To be done
Leave out the pictures and set down exactly the lines from the start of the listing through the one with "const yTicks = [0,0.5,1,1.5,2,2.5,3];", both included.

— Start Source excerpt —

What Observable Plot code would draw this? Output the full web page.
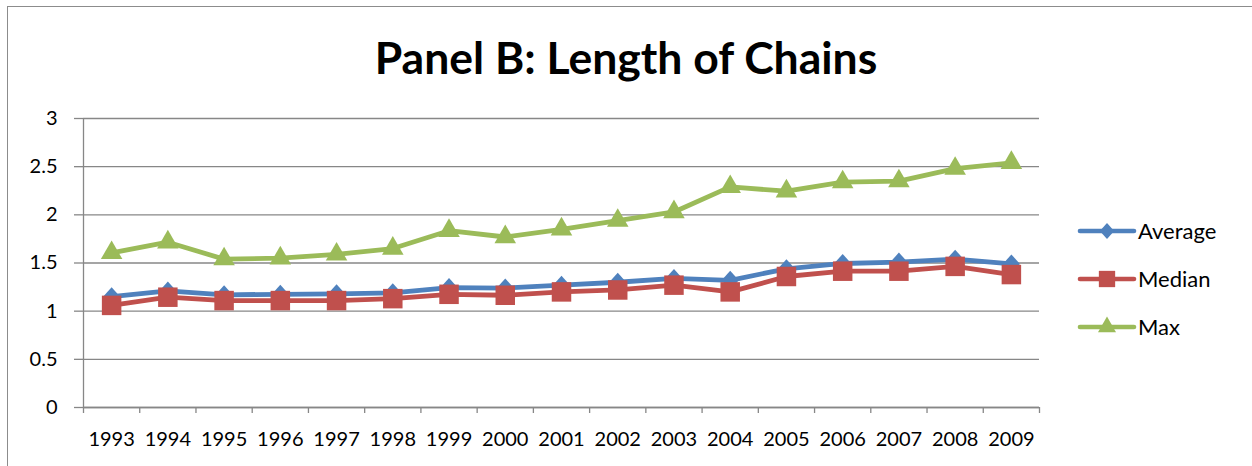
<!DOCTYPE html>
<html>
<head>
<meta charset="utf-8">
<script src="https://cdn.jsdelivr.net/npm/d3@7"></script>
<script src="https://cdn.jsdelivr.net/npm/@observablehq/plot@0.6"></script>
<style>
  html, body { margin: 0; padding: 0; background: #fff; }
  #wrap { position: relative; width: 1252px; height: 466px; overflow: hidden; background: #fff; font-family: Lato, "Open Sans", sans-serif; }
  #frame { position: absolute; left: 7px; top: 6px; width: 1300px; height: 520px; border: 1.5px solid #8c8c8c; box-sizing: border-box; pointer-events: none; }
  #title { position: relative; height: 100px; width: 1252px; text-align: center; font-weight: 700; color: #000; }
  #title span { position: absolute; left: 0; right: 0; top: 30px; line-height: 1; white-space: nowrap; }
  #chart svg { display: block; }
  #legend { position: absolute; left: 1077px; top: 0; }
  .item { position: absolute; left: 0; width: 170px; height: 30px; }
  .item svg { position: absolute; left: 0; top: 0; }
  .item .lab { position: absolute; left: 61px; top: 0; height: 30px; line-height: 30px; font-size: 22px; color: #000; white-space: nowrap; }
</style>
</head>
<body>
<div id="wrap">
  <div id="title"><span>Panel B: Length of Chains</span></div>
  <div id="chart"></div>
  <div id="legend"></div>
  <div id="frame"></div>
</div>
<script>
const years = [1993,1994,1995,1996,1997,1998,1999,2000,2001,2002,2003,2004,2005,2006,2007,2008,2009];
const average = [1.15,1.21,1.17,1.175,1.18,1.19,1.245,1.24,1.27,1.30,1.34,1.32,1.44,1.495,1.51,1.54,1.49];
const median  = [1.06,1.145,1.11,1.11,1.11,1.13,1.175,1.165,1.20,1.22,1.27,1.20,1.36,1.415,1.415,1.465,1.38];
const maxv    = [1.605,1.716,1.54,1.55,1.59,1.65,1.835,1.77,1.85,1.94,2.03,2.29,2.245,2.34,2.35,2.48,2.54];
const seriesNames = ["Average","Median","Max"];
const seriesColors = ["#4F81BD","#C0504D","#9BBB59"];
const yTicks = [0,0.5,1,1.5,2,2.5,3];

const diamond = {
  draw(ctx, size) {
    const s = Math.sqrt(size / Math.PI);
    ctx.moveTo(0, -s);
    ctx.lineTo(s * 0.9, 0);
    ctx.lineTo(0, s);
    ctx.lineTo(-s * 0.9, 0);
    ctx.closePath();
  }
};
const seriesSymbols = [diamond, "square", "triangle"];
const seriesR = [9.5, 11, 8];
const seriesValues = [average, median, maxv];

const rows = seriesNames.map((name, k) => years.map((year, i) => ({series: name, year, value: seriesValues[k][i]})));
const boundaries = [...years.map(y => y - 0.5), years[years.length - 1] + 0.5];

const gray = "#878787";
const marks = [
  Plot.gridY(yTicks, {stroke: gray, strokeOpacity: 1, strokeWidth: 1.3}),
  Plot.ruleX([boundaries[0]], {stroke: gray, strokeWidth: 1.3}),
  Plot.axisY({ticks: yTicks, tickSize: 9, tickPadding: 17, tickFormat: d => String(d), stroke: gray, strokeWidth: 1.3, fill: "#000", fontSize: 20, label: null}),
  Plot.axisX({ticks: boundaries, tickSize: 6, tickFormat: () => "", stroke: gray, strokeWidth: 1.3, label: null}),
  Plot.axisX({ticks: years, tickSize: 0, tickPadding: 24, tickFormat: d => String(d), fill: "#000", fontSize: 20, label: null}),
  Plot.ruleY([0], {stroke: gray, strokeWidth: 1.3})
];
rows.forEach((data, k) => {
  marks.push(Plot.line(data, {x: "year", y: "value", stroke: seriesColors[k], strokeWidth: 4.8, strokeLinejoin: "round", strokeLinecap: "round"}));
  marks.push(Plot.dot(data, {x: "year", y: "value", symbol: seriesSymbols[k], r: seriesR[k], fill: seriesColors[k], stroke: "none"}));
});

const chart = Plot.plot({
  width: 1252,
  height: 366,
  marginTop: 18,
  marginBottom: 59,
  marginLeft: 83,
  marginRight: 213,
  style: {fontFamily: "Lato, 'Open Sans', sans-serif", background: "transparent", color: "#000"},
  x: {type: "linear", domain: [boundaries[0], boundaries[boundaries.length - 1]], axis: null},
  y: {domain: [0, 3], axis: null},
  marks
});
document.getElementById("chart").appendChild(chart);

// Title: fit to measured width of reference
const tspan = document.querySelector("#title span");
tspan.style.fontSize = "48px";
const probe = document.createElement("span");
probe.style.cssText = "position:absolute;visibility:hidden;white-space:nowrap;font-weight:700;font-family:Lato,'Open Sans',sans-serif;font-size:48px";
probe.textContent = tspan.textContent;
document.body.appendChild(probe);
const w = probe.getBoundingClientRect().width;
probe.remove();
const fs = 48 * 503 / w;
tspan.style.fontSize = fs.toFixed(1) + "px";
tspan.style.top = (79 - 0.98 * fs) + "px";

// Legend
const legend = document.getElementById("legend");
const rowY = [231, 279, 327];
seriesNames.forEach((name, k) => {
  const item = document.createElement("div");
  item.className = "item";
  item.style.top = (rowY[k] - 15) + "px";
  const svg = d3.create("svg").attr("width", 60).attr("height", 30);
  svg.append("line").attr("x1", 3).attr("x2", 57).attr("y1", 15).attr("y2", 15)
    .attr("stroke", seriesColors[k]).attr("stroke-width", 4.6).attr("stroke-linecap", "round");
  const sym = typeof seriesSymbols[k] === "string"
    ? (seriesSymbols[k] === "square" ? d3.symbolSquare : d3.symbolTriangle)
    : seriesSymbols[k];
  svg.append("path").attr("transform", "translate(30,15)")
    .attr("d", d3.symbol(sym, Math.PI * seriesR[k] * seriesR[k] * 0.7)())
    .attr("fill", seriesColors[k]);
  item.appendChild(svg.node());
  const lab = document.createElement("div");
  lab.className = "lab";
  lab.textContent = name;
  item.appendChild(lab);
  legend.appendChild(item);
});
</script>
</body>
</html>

— End Source excerpt —

Reply to the exercise
What Observable Plot code would draw this? Output the full web page.
<!DOCTYPE html>
<html>
<head>
<meta charset="utf-8">
<script src="https://cdn.jsdelivr.net/npm/d3@7"></script>
<script src="https://cdn.jsdelivr.net/npm/@observablehq/plot@0.6"></script>
<style>
  html, body { margin: 0; padding: 0; background: #fff; }
  #wrap { position: relative; width: 1252px; height: 466px; overflow: hidden; background: #fff; font-family: Lato, "Open Sans", sans-serif; }
  #frame { position: absolute; left: 7px; top: 6px; width: 1300px; height: 520px; border: 1.5px solid #8c8c8c; box-sizing: border-box; pointer-events: none; }
  #title { position: relative; height: 100px; width: 1252px; text-align: center; font-weight: 700; color: #000; }
  #title span { position: absolute; left: 0; right: 0; top: 30px; line-height: 1; white-space: nowrap; }
  #chart svg { display: block; }
  #legend { position: absolute; left: 1077px; top: 0; }
  .item { position: absolute; left: 0; width: 170px; height: 30px; }
  .item svg { position: absolute; left: 0; top: 0; }
  .item .lab { position: absolute; left: 61px; top: 0; height: 30px; line-height: 30px; font-size: 22px; color: #000; white-space: nowrap; }
</style>
</head>
<body>
<div id="wrap">
  <div id="title"><span>Panel B: Length of Chains</span></div>
  <div id="chart"></div>
  <div id="legend"></div>
  <div id="frame"></div>
</div>
<script>
const years = [1993,1994,1995,1996,1997,1998,1999,2000,2001,2002,2003,2004,2005,2006,2007,2008,2009];
const average = [1.15,1.21,1.17,1.175,1.18,1.19,1.245,1.24,1.27,1.30,1.34,1.32,1.44,1.495,1.51,1.54,1.49];
const median  = [1.06,1.145,1.11,1.11,1.11,1.13,1.175,1.165,1.20,1.22,1.27,1.20,1.36,1.415,1.415,1.465,1.38];
const maxv    = [1.605,1.716,1.54,1.55,1.59,1.65,1.835,1.77,1.85,1.94,2.03,2.29,2.245,2.34,2.35,2.48,2.54];
const seriesNames = ["Average","Median","Max"];
const seriesColors = ["#4F81BD","#C0504D","#9BBB59"];
const yTicks = [0,0.5,1,1.5,2,2.5,3];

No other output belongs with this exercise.